The third Saturday is host to the novella’s dystopian horror story, narrated by redheaded Das. It is a Krzhizhanovskian nightmare in which scientists—not mad exactly, but curious, and, like most eccentrics, cruel—devise how to separate the brain’s directives from the body’s motor functions. What earlier was a question of personality and will (we assume a role in order to inhabit a consciousness or perform a service) is now reduced to anatomy. This preemptive vision of a Brave New World or Ministry of Truth has a distinctive Krzhizhanovskian feel to it. What marks it off from the later Huxley or Orwell, and even from Zamyatin’s dystopian novel from 1921, We (which Krzhizhanovsky could not have read), is its exceptional sensitivity to the integrity of an organism. Interfere beyond a certain point, and humanness disintegrates irreversibly.

What is meant by “interference in the organism”? Mechanized human beings were a common theme of the 1920s, beginning with the Čapek brothers’ robots in their play R.U.R. (1921).
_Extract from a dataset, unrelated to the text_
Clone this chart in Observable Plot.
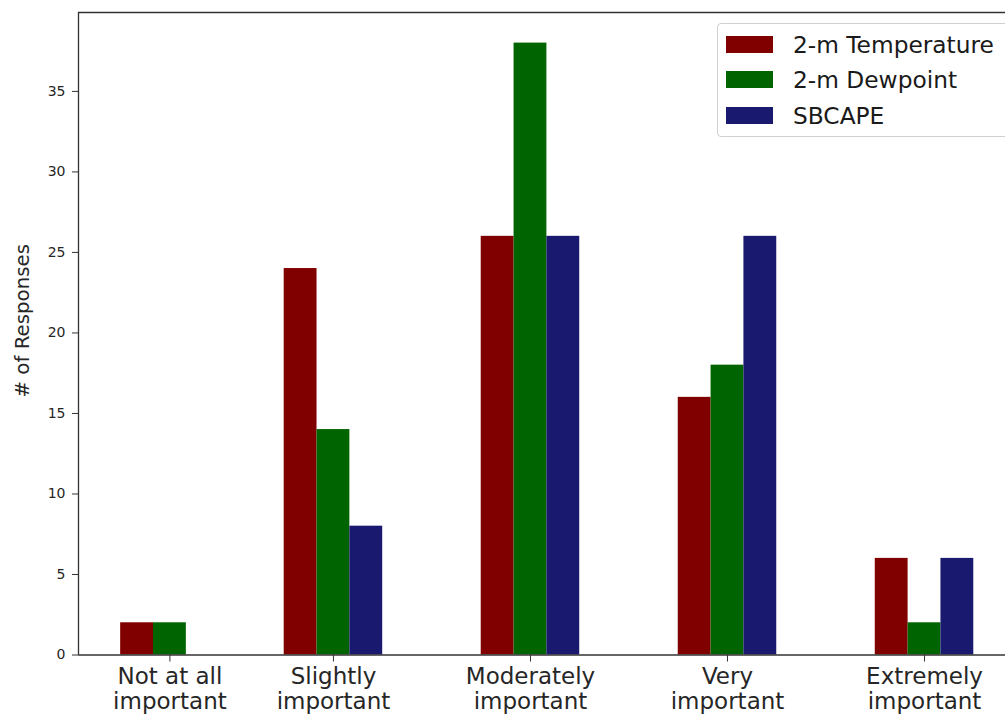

Krzhizhanovsky himself touched on the theme in a piece he wrote for the Moscow Chamber Theater’s in-house newspaper in 1924, “Man Against the Machine.” There he remarked that the atrocities of the recent war had turned “the human being, who by the maxims of European philosophy should be an aim in and of himself, into a target.[13]” Theaters should take care not to do the same (the implied culprit here is Vsevolod Meyerhold and his stylized biomechanics): “‘People’ under arms were called a ‘crew,’” Krzhizhanovsky writes, “and those silent and submissive ex-persons unquestioningly obeyed the hole pressed into the iron.” In these regimented military and theatrical scenarios, however, as soon as the brain is disarmed or re-attached to its own organism, the body snaps back. It remembers its prior real life, realigns itself, perhaps even develops an immunity to its own automatization. Das’s story in The Letter Killers Club takes these reflexes into account, but plays them out in a far more lethal way.
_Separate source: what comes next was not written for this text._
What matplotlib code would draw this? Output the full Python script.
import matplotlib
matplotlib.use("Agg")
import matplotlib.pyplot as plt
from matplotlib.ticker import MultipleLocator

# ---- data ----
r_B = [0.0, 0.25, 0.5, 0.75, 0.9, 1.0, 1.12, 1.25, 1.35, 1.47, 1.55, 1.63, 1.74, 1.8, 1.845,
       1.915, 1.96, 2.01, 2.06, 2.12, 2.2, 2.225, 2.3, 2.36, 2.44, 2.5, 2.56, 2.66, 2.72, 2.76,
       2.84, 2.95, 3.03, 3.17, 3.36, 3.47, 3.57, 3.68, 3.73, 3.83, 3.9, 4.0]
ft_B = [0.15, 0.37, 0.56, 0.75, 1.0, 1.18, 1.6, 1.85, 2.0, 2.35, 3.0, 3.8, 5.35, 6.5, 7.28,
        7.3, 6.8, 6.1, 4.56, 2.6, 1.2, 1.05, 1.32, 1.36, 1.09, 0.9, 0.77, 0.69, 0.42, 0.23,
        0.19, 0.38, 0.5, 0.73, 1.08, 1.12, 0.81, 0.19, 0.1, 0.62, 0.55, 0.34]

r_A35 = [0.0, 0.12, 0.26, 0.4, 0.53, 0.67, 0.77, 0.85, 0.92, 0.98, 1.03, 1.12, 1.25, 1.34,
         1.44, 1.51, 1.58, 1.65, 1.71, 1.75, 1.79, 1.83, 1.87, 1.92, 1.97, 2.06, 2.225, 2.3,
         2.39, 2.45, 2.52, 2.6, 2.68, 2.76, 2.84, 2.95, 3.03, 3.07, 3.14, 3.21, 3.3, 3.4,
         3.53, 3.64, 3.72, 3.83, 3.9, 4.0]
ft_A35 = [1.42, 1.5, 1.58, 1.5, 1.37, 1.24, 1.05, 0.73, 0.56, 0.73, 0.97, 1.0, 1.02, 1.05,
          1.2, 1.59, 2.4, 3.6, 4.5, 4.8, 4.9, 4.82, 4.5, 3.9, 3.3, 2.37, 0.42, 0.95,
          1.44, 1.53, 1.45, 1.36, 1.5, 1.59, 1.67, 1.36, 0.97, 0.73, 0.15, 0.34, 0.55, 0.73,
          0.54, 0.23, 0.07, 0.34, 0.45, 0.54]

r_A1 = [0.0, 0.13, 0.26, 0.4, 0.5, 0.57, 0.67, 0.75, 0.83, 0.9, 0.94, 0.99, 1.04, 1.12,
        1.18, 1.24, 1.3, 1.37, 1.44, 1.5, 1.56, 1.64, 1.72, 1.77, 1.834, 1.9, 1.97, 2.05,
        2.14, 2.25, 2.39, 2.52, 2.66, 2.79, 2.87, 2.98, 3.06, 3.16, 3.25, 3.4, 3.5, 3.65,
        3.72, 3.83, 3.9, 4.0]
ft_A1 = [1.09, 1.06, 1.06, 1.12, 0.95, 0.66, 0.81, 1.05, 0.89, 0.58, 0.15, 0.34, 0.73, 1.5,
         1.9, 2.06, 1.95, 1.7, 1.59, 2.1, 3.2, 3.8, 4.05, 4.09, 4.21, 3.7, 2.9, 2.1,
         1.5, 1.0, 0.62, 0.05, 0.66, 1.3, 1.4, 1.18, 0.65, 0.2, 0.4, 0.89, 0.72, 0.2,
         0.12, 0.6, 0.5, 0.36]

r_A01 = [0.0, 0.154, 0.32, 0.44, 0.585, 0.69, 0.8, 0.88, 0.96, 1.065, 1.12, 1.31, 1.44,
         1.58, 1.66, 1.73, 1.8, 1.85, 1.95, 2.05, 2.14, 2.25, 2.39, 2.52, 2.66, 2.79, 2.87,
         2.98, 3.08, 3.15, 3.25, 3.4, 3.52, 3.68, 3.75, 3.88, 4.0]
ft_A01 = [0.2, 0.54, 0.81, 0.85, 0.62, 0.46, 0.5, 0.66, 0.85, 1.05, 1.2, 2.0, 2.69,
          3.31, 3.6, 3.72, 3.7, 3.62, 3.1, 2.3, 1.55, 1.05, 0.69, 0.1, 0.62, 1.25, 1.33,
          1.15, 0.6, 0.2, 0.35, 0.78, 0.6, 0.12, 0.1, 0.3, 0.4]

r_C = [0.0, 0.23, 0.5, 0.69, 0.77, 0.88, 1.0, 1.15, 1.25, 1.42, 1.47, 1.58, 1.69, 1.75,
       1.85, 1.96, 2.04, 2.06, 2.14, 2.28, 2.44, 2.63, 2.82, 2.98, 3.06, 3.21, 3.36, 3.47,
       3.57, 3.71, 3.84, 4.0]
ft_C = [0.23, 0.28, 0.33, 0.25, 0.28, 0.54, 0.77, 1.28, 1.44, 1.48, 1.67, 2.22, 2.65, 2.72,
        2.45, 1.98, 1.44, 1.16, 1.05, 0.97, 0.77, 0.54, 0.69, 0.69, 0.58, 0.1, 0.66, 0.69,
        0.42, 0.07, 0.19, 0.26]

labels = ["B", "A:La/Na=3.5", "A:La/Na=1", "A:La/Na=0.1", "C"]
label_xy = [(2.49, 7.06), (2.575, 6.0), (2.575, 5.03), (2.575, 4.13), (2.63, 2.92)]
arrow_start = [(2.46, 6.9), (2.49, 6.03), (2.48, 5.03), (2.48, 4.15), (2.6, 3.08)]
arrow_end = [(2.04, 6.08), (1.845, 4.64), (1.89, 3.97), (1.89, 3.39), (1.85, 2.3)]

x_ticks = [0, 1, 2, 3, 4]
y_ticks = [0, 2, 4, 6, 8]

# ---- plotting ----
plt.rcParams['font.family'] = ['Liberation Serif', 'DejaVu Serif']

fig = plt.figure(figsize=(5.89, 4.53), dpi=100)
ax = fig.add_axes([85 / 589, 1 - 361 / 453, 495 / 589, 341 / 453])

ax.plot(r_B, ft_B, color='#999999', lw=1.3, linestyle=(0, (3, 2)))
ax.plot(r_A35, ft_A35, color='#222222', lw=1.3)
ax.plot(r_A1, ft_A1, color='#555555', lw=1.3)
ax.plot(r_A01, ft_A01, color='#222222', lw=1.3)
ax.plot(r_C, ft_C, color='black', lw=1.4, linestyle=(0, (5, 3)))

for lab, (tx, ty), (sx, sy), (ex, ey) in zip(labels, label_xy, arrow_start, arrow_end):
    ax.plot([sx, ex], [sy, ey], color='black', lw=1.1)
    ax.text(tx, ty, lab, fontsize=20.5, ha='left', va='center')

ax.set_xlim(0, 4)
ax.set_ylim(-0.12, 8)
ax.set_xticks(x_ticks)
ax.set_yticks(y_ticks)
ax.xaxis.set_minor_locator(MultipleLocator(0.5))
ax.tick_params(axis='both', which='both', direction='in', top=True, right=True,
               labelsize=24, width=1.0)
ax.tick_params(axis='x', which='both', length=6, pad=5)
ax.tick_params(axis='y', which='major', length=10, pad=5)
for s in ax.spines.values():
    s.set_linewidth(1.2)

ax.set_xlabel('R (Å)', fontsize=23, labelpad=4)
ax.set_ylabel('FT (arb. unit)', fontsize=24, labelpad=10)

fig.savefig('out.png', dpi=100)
The fourth Saturday is given over to Fev’s Tale of Three Mouths, another questing tale with a carnival concept. Ing, Nig, and Gni argue over whether the mouth was created for talking, kissing, or eating. They set out to interview the world on this question, but end up in the stocks for thieving. As punishment, on pain of death, each must do without the one mouth-based activity by which he had lived. We have now moved in comic fashion around the head and face: dismembering Hamlet’s monologues, detaching the brain, taping up the polymath mouth. The fifth and final tale, told by Mov, also hovers around the teeth and lips. It concerns a tiny gift from the mouth of the deceased Roman Mark Sept, the obol (copper coin) placed there to purchase his passage across the river Acheron. The slave girl Fabia, attending the body, uses it to buy herself some sweet dates.
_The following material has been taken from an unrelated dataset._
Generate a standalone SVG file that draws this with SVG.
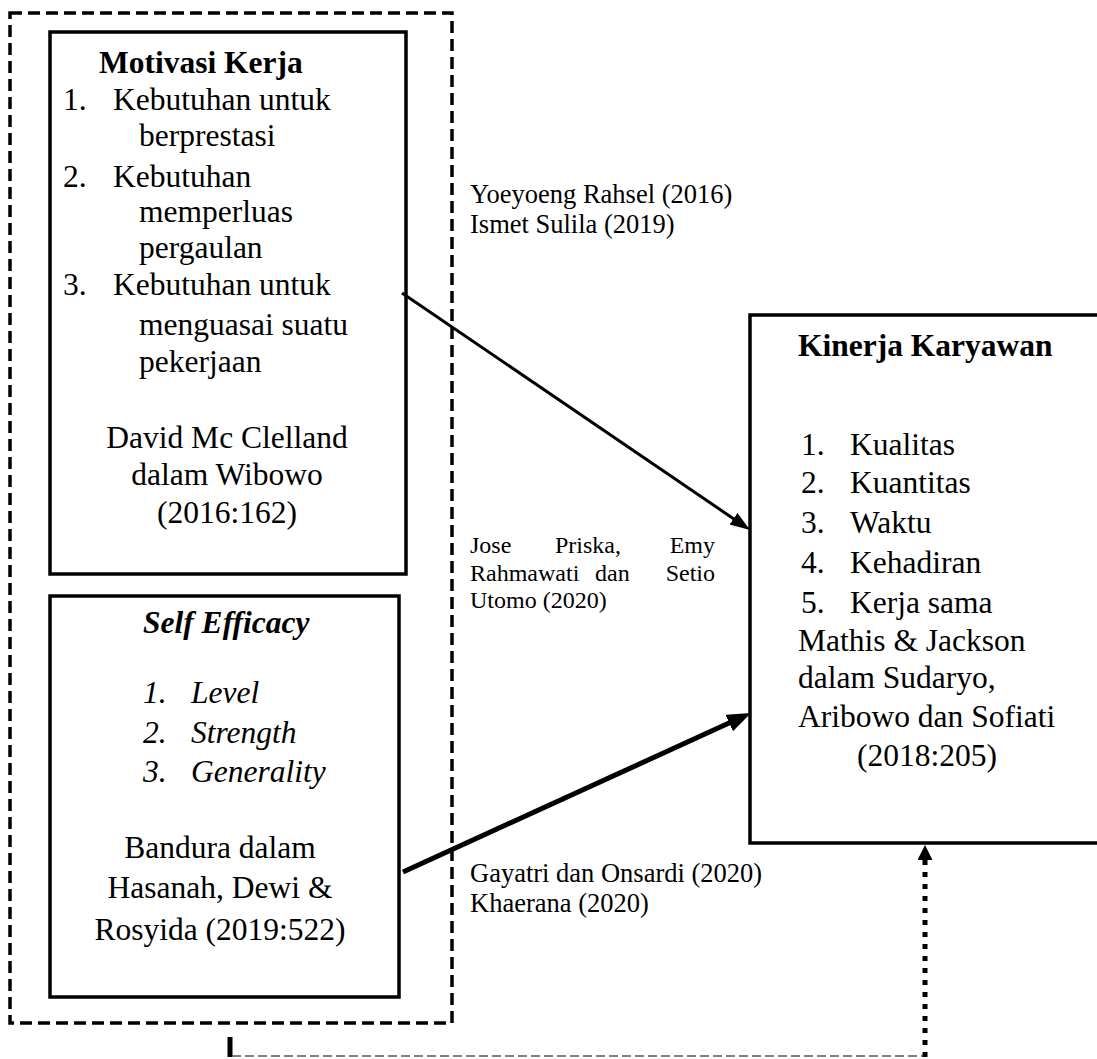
<svg xmlns="http://www.w3.org/2000/svg" width="1097" height="1059" viewBox="0 0 1097 1059">
<style>
  text { font-family: "Liberation Serif", "Times New Roman", serif; fill: #000; }
  .t { font-size: 31.5px; }
  .b { font-weight: bold; }
  .i { font-style: italic; }
  .lab { font-size: 26.5px; }
  .lab2 { font-size: 24px; }
  .box { fill: none; stroke: #000; stroke-width: 3.5; }
  .outer { fill: none; stroke: #000; stroke-width: 3.5; stroke-dasharray: 12 6; }
  .c { text-anchor: middle; }
</style>
<defs>
  <marker id="head1" markerUnits="userSpaceOnUse" markerWidth="22" markerHeight="16" refX="8" refY="7" orient="auto">
    <path d="M0,0 L20,7 L0,14 z" fill="#000"/>
  </marker>
  <marker id="head2" markerUnits="userSpaceOnUse" markerWidth="26" markerHeight="20" refX="10" refY="9" orient="auto">
    <path d="M0,0 L24,9 L0,18 z" fill="#000"/>
  </marker>
  <marker id="head3" markerUnits="userSpaceOnUse" markerWidth="16" markerHeight="16" refX="2" refY="7.5" orient="auto">
    <path d="M0,0 L15,7.5 L0,15 z" fill="#000"/>
  </marker>
</defs>
<rect width="1097" height="1059" fill="#fff"/>

<g id="group-independent">
  <rect class="outer" x="10" y="13" width="442" height="1010"/>
</g>

<g id="node-motivasi">
  <rect class="box" x="50" y="32" width="356" height="542"/>
  <text class="t b" x="99" y="73">Motivasi Kerja</text>
  <text class="t" x="63" y="110">1.</text>
  <text class="t" x="113" y="110">Kebutuhan untuk</text>
  <text class="t" x="139" y="146">berprestasi</text>
  <text class="t" x="63" y="187">2.</text>
  <text class="t" x="113" y="187">Kebutuhan</text>
  <text class="t" x="139" y="222">memperluas</text>
  <text class="t" x="139" y="258">pergaulan</text>
  <text class="t" x="63" y="295">3.</text>
  <text class="t" x="113" y="295">Kebutuhan untuk</text>
  <text class="t" x="139" y="335">menguasai suatu</text>
  <text class="t" x="139" y="372">pekerjaan</text>
  <text class="t c" x="227" y="448">David Mc Clelland</text>
  <text class="t c" x="227" y="485">dalam Wibowo</text>
  <text class="t c" x="227" y="523">(2016:162)</text>
</g>

<g id="node-selfefficacy">
  <rect class="box" x="50" y="596" width="349" height="401"/>
  <text class="t b i" x="143" y="633">Self Efficacy</text>
  <text class="t i" x="143" y="703">1.</text>
  <text class="t i" x="191" y="703">Level</text>
  <text class="t i" x="143" y="743">2.</text>
  <text class="t i" x="191" y="743">Strength</text>
  <text class="t i" x="143" y="782">3.</text>
  <text class="t i" x="191" y="782">Generality</text>
  <text class="t c" x="220" y="858">Bandura dalam</text>
  <text class="t c" x="220" y="898">Hasanah, Dewi &amp;</text>
  <text class="t c" x="220" y="940">Rosyida (2019:522)</text>
</g>

<g id="node-kinerja">
  <rect class="box" x="750" y="315" width="420" height="528"/>
  <text class="t b" x="798" y="356">Kinerja Karyawan</text>
  <text class="t" x="801" y="455">1.</text>
  <text class="t" x="850" y="455">Kualitas</text>
  <text class="t" x="801" y="493">2.</text>
  <text class="t" x="850" y="493">Kuantitas</text>
  <text class="t" x="801" y="533">3.</text>
  <text class="t" x="850" y="533">Waktu</text>
  <text class="t" x="801" y="573">4.</text>
  <text class="t" x="850" y="573">Kehadiran</text>
  <text class="t" x="801" y="613">5.</text>
  <text class="t" x="850" y="613">Kerja sama</text>
  <text class="t" x="798" y="651">Mathis &amp; Jackson</text>
  <text class="t" x="798" y="688">dalam Sudaryo,</text>
  <text class="t" x="798" y="727">Aribowo dan Sofiati</text>
  <text class="t c" x="927" y="766">(2018:205)</text>
</g>

<g id="connectors">
  <line x1="402" y1="293" x2="740.1" y2="523.2" stroke="#000" stroke-width="3" marker-end="url(#head1)"/>
  <line x1="403" y1="872" x2="738.3" y2="718.8" stroke="#000" stroke-width="5" marker-end="url(#head2)"/>
  <line x1="230" y1="1037" x2="230" y2="1057" stroke="#000" stroke-width="5"/>
  <line x1="232" y1="1056" x2="923" y2="1056" stroke="#555" stroke-width="1.6" stroke-dasharray="9 4"/>
  <line x1="925" y1="1057" x2="925" y2="858" stroke="#000" stroke-width="5" stroke-dasharray="5 7" marker-end="url(#head3)"/>
</g>

<g id="labels">
  <text class="lab" x="470" y="203">Yoeyoeng Rahsel (2016)</text>
  <text class="lab" x="470" y="233">Ismet Sulila (2019)</text>
  <text class="lab2" x="470" y="553">Jose</text>
  <text class="lab2" x="555" y="553">Priska,</text>
  <text class="lab2" x="715" y="553" text-anchor="end">Emy</text>
  <text class="lab2" x="470" y="581">Rahmawati</text>
  <text class="lab2" x="595" y="581">dan</text>
  <text class="lab2" x="715" y="581" text-anchor="end">Setio</text>
  <text class="lab2" x="470" y="608">Utomo (2020)</text>
  <text class="lab" x="470" y="882">Gayatri dan Onsardi (2020)</text>
  <text class="lab" x="470" y="912">Khaerana (2020)</text>
</g>
</svg>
Like every distinctly original writer, Krzhizhanovsky has his repertory, his own grammar of images through which to express favored paradoxes and insights. This final Roman tale can be stitched to a brief story written three years later, “Bridge over the Styx.”[14] In setting and theme it is a model Krzhizhanovskian narrative. A man wakes up in his tiny room, reaches out his hand, and instead of a cold cup of tea on the bedside table he touches a clammy toad. “Excuse me, is it far from here to death?” it asks. The toad, one of those “frogs from the River Styx” that Juvenal sang about, somehow got lost in transit. It has defected from its muddy depths. Too much traffic of late, it says, mass deaths and cut-off lives silting down from Charon’s ferry. “Down they slowly sink—dissociating into days and instants—through the fissures between droplets, down to us on the bottom…. turbid and faded deposits from days, silhouettes of acts and refractions of thoughts.” It’s unlivable, says the toad.